Reproduce verbatim the lines up to and including the one with "import * as d3 from 'd3';", starting from the first.
START DATA LINES
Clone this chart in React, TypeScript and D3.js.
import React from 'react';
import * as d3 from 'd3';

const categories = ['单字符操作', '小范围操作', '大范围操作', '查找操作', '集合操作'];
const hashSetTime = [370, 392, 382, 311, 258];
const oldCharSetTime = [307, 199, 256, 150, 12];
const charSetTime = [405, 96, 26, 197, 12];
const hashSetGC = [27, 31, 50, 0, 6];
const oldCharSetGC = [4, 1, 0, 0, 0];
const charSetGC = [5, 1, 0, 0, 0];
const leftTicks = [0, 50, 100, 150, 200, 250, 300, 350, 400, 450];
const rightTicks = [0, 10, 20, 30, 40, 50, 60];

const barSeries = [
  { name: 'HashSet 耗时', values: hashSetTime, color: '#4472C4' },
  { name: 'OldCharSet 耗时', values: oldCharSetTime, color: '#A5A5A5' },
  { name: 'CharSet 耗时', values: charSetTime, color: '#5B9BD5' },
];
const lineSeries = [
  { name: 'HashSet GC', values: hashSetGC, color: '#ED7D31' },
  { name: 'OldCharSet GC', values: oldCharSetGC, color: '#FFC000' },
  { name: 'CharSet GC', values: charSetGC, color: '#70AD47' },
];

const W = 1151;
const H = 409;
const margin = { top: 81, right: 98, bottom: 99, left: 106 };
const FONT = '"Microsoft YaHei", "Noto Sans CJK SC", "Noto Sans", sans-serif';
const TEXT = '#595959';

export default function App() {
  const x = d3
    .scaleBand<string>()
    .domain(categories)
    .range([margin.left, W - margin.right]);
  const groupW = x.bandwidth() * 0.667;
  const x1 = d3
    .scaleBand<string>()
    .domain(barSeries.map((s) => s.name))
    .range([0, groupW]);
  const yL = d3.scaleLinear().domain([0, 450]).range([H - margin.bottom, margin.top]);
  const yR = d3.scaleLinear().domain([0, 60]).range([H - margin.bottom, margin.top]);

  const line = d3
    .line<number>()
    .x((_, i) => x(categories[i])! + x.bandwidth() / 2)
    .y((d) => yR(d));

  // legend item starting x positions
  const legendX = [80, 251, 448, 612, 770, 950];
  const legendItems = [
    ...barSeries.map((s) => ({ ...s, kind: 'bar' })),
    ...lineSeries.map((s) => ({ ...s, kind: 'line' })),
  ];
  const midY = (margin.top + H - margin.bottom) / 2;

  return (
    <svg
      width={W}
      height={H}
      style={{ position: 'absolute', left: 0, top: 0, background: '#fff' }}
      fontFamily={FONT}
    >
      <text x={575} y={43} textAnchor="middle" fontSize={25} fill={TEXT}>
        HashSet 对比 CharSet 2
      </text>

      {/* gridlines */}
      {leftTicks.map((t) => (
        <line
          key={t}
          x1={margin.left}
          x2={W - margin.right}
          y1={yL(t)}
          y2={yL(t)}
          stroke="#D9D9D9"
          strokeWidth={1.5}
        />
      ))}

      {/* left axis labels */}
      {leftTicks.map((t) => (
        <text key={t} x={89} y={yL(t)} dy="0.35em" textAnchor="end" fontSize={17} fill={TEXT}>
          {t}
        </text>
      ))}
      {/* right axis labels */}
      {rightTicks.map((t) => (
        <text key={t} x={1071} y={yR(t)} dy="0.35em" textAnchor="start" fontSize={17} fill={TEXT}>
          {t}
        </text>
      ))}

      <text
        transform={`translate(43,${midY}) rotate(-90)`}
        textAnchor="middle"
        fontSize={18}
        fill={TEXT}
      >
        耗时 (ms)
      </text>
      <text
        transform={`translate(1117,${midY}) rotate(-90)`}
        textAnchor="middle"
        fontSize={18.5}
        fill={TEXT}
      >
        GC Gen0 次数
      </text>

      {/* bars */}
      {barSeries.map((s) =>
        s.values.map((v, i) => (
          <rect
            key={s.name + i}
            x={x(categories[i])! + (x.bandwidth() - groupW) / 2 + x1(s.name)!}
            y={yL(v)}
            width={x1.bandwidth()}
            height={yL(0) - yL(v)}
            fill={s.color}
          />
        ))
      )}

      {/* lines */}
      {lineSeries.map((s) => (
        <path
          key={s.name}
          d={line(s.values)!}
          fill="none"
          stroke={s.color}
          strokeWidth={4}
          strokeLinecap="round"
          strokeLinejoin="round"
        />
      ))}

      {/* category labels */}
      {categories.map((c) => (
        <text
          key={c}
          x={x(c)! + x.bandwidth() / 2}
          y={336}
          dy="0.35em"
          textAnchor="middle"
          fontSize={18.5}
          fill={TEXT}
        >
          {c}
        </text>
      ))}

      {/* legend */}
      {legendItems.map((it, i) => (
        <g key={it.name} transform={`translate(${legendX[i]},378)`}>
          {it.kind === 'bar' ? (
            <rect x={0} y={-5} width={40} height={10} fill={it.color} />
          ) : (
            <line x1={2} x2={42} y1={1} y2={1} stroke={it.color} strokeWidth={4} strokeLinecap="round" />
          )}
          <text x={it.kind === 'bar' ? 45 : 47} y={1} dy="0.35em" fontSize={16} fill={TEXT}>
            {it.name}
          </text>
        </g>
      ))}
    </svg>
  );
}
END DATA LINES
THE ANSWER:
Clone this chart in React, TypeScript and D3.js.
import React from 'react';
import * as d3 from 'd3';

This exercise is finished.